In an attempt to ferret out the anonymous senator, On the Media published the contact information for all 87 active US senators, and challenged listeners to contact representatives to ask point blank, “Did you kill this bill?” Listeners were to report back with any response they received, which the radio program then published. As of January 29th, On the Media confirmed that, thanks to emails from hundreds of participating listeners, 55 senators had publicly stated that they were not responsible for the secret hold.

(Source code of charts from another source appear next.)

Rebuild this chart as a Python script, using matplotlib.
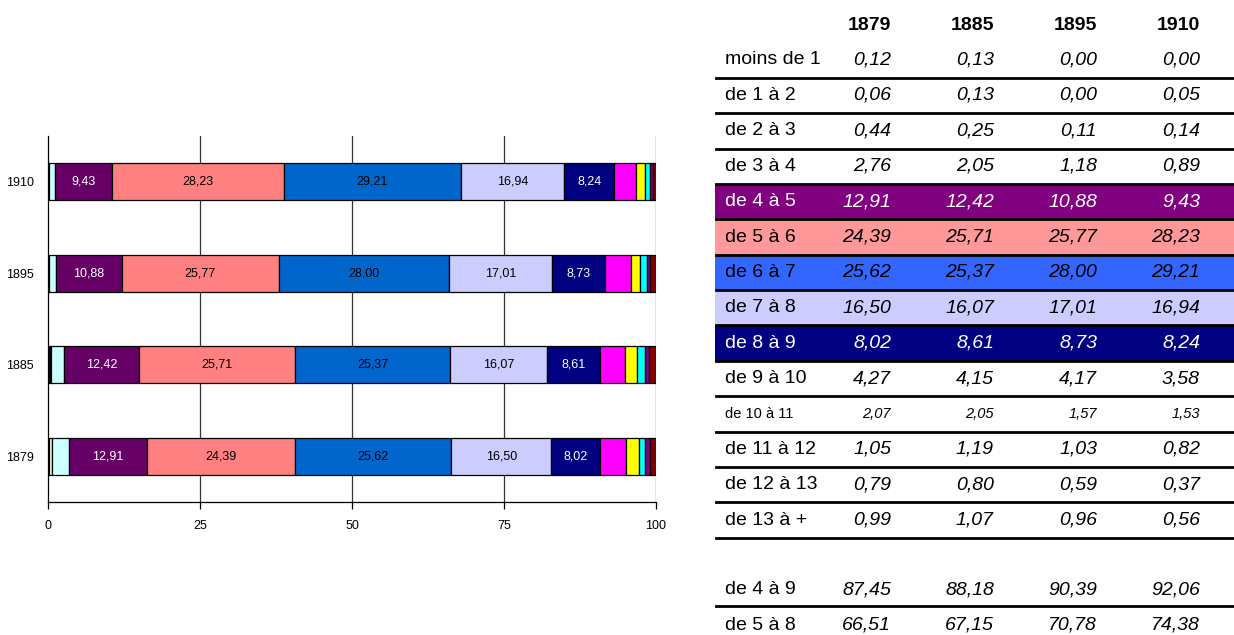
"""Répartition par classes (stacked bars) + tableau des pourcentages"""
# Third Party Imports
import matplotlib
matplotlib.use('Agg')
import matplotlib.pyplot as plt
from matplotlib.patches import Rectangle
from matplotlib.lines import Line2D

plt.rcParams['font.family'] = ['Liberation Sans', 'DejaVu Sans']

# %% Data
years = ['1879', '1885', '1895', '1910']
classes = ['moins de 1', 'de 1 à 2', 'de 2 à 3', 'de 3 à 4', 'de 4 à 5', 'de 5 à 6',
           'de 6 à 7', 'de 7 à 8', 'de 8 à 9', 'de 9 à 10', 'de 10 à 11',
           'de 11 à 12', 'de 12 à 13', 'de 13 à +']
v1879 = [0.12, 0.06, 0.44, 2.76, 12.91, 24.39, 25.62, 16.50, 8.02, 4.27, 2.07, 1.05, 0.79, 0.99]
v1885 = [0.13, 0.13, 0.25, 2.05, 12.42, 25.71, 25.37, 16.07, 8.61, 4.15, 2.05, 1.19, 0.80, 1.07]
v1895 = [0.00, 0.00, 0.11, 1.18, 10.88, 25.77, 28.00, 17.01, 8.73, 4.17, 1.57, 1.03, 0.59, 0.96]
v1910 = [0.00, 0.05, 0.14, 0.89, 9.43, 28.23, 29.21, 16.94, 8.24, 3.58, 1.53, 0.82, 0.37, 0.56]
summary_labels = ['de 4 à 9', 'de 5 à 8']
summary_values = [[87.45, 88.18, 90.39, 92.06],
                  [66.51, 67.15, 70.78, 74.38]]

values = [v1879, v1885, v1895, v1910]

# colours of the chart segments (Excel default palette)
seg_colors = ['#9999FF', '#993366', '#FFFFCC', '#CCFFFF', '#660066', '#FF8080',
              '#0066CC', '#CCCCFF', '#000080', '#FF00FF', '#FFFF00', '#00FFFF',
              '#800080', '#800000']
labelled = [4, 5, 6, 7, 8]
white_text = [4, 8]

# highlighted rows of the table
band_colors = {4: '#800080', 5: '#FF9999', 6: '#3366FF', 7: '#CCCCFF', 8: '#000080'}

W, H = 1234, 635


def fx(x):
    return x / W


def fy(y):
    return 1 - y / H


def fmt(v):
    return f'{v:.2f}'.replace('.', ',')


fig = plt.figure(figsize=(W / 100, H / 100), dpi=100)

# %% Stacked bar chart
ax = fig.add_axes([fx(48), fy(502), fx(656) - fx(48), fy(136) - fy(502)])
for ii, year in enumerate(years):
    left = 0
    for jj, v in enumerate(values[ii]):
        ax.barh(ii, v, left=left, height=0.405, color=seg_colors[jj],
                edgecolor='black', linewidth=0.9, zorder=3)
        if jj in labelled:
            ax.text(left + v / 2, ii, fmt(v), ha='center', va='center', fontsize=9,
                    color='white' if jj in white_text else 'black', zorder=4)
        left += v

ax.set_xlim(0, 100)
ax.set_ylim(-0.5, 3.5)
ax.set_xticks([0, 25, 50, 75, 100])
ax.set_xticklabels(['0', '25', '50', '75', '100'], fontsize=9)
ax.set_yticks(range(len(years)))
ax.set_yticklabels(years, fontsize=9)
ax.tick_params(axis='y', length=0, pad=10)
ax.tick_params(axis='x', length=5, width=0.9, pad=8, direction='out')
for x in [25, 50, 75, 100]:
    ax.axvline(x, color='#333333', linewidth=0.9, zorder=1)
ax.spines['top'].set_visible(False)
ax.spines['right'].set_visible(False)
ax.spines['left'].set_linewidth(0.9)
ax.spines['bottom'].set_linewidth(0.9)

# %% Table
col_right = [891, 994, 1097, 1200]
label_x = 725
line_x0, line_x1 = 716, 1234
row0 = 60
pitch = 35.4

for kk, year in enumerate(years):
    fig.text(fx(col_right[kk]), fy(25), year, ha='right', va='center',
             fontsize=14, fontweight='bold')

for ii, name in enumerate(classes):
    yc = row0 + pitch * ii
    top = yc - pitch / 2
    if ii in band_colors:
        fig.add_artist(Rectangle((fx(line_x0 - 1), fy(top + pitch)), fx(line_x1) - fx(line_x0 - 1),
                                 pitch / H, transform=fig.transFigure,
                                 facecolor=band_colors[ii], edgecolor='none', zorder=1))
    color = 'white' if ii in (4, 8) else 'black'
    size = 10.5 if ii == 10 else 14
    fig.text(fx(label_x), fy(yc), name, ha='left', va='center', fontsize=size,
             color=color, zorder=3)
    for kk in range(len(years)):
        fig.text(fx(col_right[kk]), fy(yc), fmt(values[kk][ii]), ha='right', va='center',
                 fontsize=size, style='italic', color=color, zorder=3)
    fig.add_artist(Line2D([fx(line_x0), fx(line_x1)], [fy(yc + pitch / 2)] * 2,
                          transform=fig.transFigure, color='black', linewidth=2, zorder=2))

summary_y = [590, 625]
for ii, name in enumerate(summary_labels):
    fig.text(fx(label_x), fy(summary_y[ii]), name, ha='left', va='center', fontsize=14)
    for kk in range(len(years)):
        fig.text(fx(col_right[kk]), fy(summary_y[ii]), fmt(summary_values[ii][kk]),
                 ha='right', va='center', fontsize=14, style='italic')
fig.add_artist(Line2D([fx(line_x0), fx(line_x1)], [fy(606)] * 2,
                      transform=fig.transFigure, color='black', linewidth=2))

fig.savefig('out.png', dpi=100)
print('Done')
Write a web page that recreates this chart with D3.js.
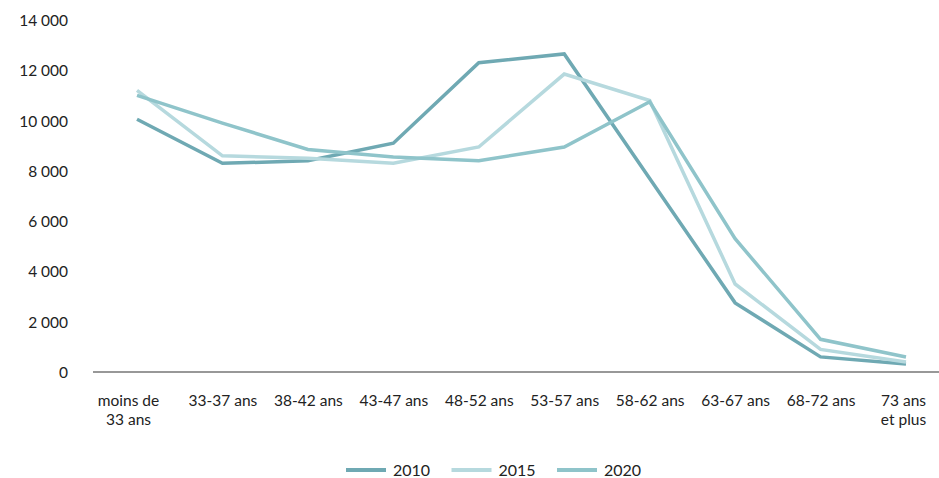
<!DOCTYPE html>
<html>
<head>
<meta charset="utf-8">
<script src="https://cdn.jsdelivr.net/npm/d3@7"></script>
<style>
  html, body { margin: 0; padding: 0; background: #fff; }
  svg { display: block; }
  .tick text { font-family: Lato, "Open Sans", sans-serif; fill: #222; }
</style>
</head>
<body>
<svg id="chart" width="939" height="478"></svg>
<script>
// Age groups on the horizontal axis
const categories = ["moins de|33 ans", "33-37 ans", "38-42 ans", "43-47 ans", "48-52 ans",
  "53-57 ans", "58-62 ans", "63-67 ans", "68-72 ans", "73 ans|et plus"];

// Headcount per age group, one array per year
const values2010 = [10050, 8300, 8400, 9100, 12300, 12650, 7700, 2750, 600, 320];
const values2015 = [11200, 8600, 8500, 8300, 8950, 11850, 10800, 3500, 900, 400];
const values2020 = [11000, 9900, 8850, 8550, 8400, 8950, 10750, 5300, 1300, 600];

const seriesNames = ["2010", "2015", "2020"];
const seriesColors = ["#6fa9b3", "#b6d9de", "#8fc4ca"];
const yTicks = [0, 2000, 4000, 6000, 8000, 10000, 12000, 14000];

const series = [values2010, values2015, values2020].map((v, i) => ({
  name: seriesNames[i], color: seriesColors[i], values: v
}));

const svg = d3.select("#chart");

const x = d3.scalePoint().domain(categories).range([137, 906]);
const y = d3.scaleLinear().domain([0, 14000]).range([372, 20]);

const fmt = d => d3.format(",")(d).replace(/,/g, "\u202F");

// Y axis: labels only, no line
const yAxis = svg.append("g")
  .attr("transform", "translate(68,0)")
  .call(d3.axisLeft(y).tickValues(yTicks).tickSize(0).tickPadding(0).tickFormat(fmt));
yAxis.select(".domain").remove();
yAxis.selectAll("text").attr("font-size", 15.5).attr("dy", "0.35em");

// Baseline
svg.append("line")
  .attr("x1", 93).attr("x2", 939)
  .attr("y1", y(0)).attr("y2", y(0))
  .attr("stroke", "#333").attr("stroke-width", 1.2);

// X axis labels (two lines where needed)
const xAxis = svg.append("g")
  .attr("transform", `translate(0,${y(0)})`)
  .call(d3.axisBottom(x).tickSize(0).tickPadding(0).tickFormat(() => ""));
xAxis.select(".domain").remove();
xAxis.selectAll(".tick text").each(function(d, i) {
  const t = d3.select(this);
  const lines = d.split("|");
  const dx = i === 0 ? -9 : (i === categories.length - 1 ? -3 : 0);
  t.attr("font-size", 15.5).attr("y", 0).attr("dy", null);
  lines.forEach((ln, k) => {
    t.append("tspan").attr("x", dx).attr("y", 34 + k * 19).text(ln);
  });
});

// Lines
const line = d3.line()
  .x((d, i) => x(categories[i]))
  .y(d => y(d));

svg.append("g").selectAll("path")
  .data(series)
  .join("path")
  .attr("d", s => line(s.values))
  .attr("fill", "none")
  .attr("stroke", s => s.color)
  .attr("stroke-width", 3.5)
  .attr("stroke-linejoin", "miter");

// Legend
const legend = svg.append("g").attr("transform", "translate(346,470)");
const legendStep = 105.5;
series.forEach((s, i) => {
  const g = legend.append("g").attr("transform", `translate(${i * legendStep},0)`);
  g.append("line").attr("x1", 0).attr("x2", 40).attr("y1", 0).attr("y2", 0)
    .attr("stroke", s.color).attr("stroke-width", 4);
  g.append("text").attr("x", 47).attr("y", 0).attr("dy", "0.35em")
    .attr("font-family", "Lato, 'Open Sans', sans-serif")
    .attr("font-size", 16).attr("fill", "#222").text(s.name);
});
</script>
</body>
</html>
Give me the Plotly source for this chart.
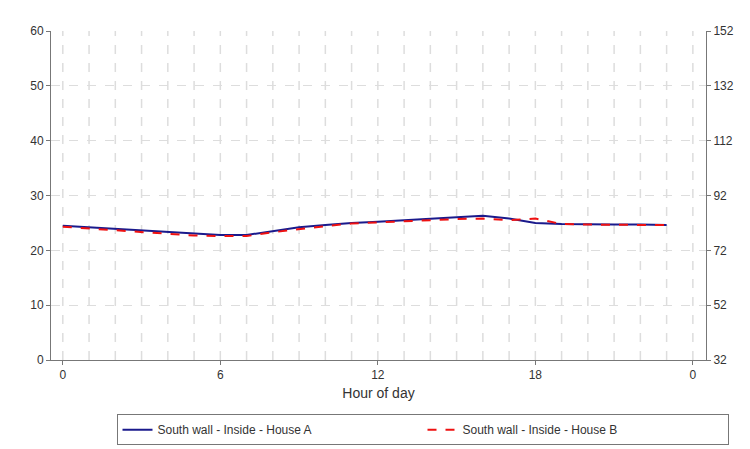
import plotly.graph_objects as go

hours = list(range(24))
house_a = [24.5, 24.2, 24.0, 23.7, 23.4, 23.0, 22.8, 22.8, 23.5, 24.2, 24.6, 25.0, 25.2, 25.5, 25.8, 26.0, 26.3, 25.8, 25.0, 24.8, 24.7, 24.7, 24.7, 24.6]
house_b = [24.3, 24.0, 23.6, 23.4, 23.1, 22.7, 22.6, 22.6, 23.3, 23.9, 24.4, 24.9, 25.1, 25.3, 25.6, 25.7, 25.8, 25.5, 25.8, 24.8, 24.7, 24.7, 24.7, 24.6]
x_ticks = [0, 6, 12, 18, 24]
x_labels = ["0", "6", "12", "18", "0"]
left_ticks = [0, 10, 20, 30, 40, 50, 60]
right_ticks = [32, 52, 72, 92, 112, 132, 152]

fig = go.Figure()
fig.add_trace(go.Scatter(x=hours, y=house_a, mode="lines", name="South wall - Inside - House A",
                         line=dict(color="#1a1a8c", width=2)))
fig.add_trace(go.Scatter(x=hours, y=house_b, mode="lines", name="South wall - Inside - House B",
                         line=dict(color="#ee1111", width=2, dash="dash")))
fig.add_trace(go.Scatter(x=[0], y=[32], yaxis="y2", mode="markers", showlegend=False,
                         hoverinfo="skip", marker=dict(opacity=0)))

fnt = dict(family="Liberation Sans Narrow, Liberation Sans, sans-serif", size=12, color="#333")
fig.update_layout(
    width=750, height=449, paper_bgcolor="white", plot_bgcolor="white",
    margin=dict(l=43, r=52, t=23, b=93), font=fnt,
    xaxis=dict(range=[-0.45, 24.5], tickvals=x_ticks, ticktext=x_labels, automargin=False,
               title=dict(text="Hour of day", standoff=6),
               showgrid=False, zeroline=False, showline=True, linecolor="#777",
               ticks="outside", ticklen=4, tickcolor="#777"),
    yaxis=dict(range=[0, 60], tickvals=left_ticks, showgrid=True, gridcolor="#ddd", griddash="dash",
               automargin=False,
               zeroline=False, showline=True, linecolor="#777", ticks="outside", ticklen=4, tickcolor="#777"),
    yaxis2=dict(range=[32, 152], tickvals=right_ticks, overlaying="y", side="right", showgrid=False,
                automargin=False,
                zeroline=False, showline=True, linecolor="#777", ticks="outside", ticklen=4, tickcolor="#777"),
    legend=dict(orientation="h", x=0.1, y=-0.165, xanchor="left", yanchor="top",
                bordercolor="#777", borderwidth=1, entrywidth=260, font=fnt),
    showlegend=True,
)
for h in range(25):
    fig.add_shape(type="line", x0=h, x1=h, y0=0, y1=60, xref="x", yref="y",
                  line=dict(color="#ddd", width=1.5, dash="dash"), layer="below")
fig.write_html("out.html")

Meanwhile, the Senate, perhaps motivated by the onslaught of calls and emails from constituents, took matters into its own hands. After reconvening in January, the Senate voted 92-4 in favor of reforming the rules for secret holds, making it harder to use them to sabotage the legislative process. Now, a senator must take credit for a hold on the Congressional Record within two days of placing it. If a hold goes unacknowledged, “the hold would then automatically be attributed to the party leader” or another senator suspected of placing the hold “at a colleagues’ request.”

Though Blow the Whistle continues, it may never catch the slippery senator. Nevertheless, the campaign did demonstrate how crowdsourcing could be successfully used in political activism. In what other way could crowdsourcing galvanize the public into political action? What made Blow the Whistle so successful at getting listeners to take action? What other activist campaigns have successfully employed crowdsourcing?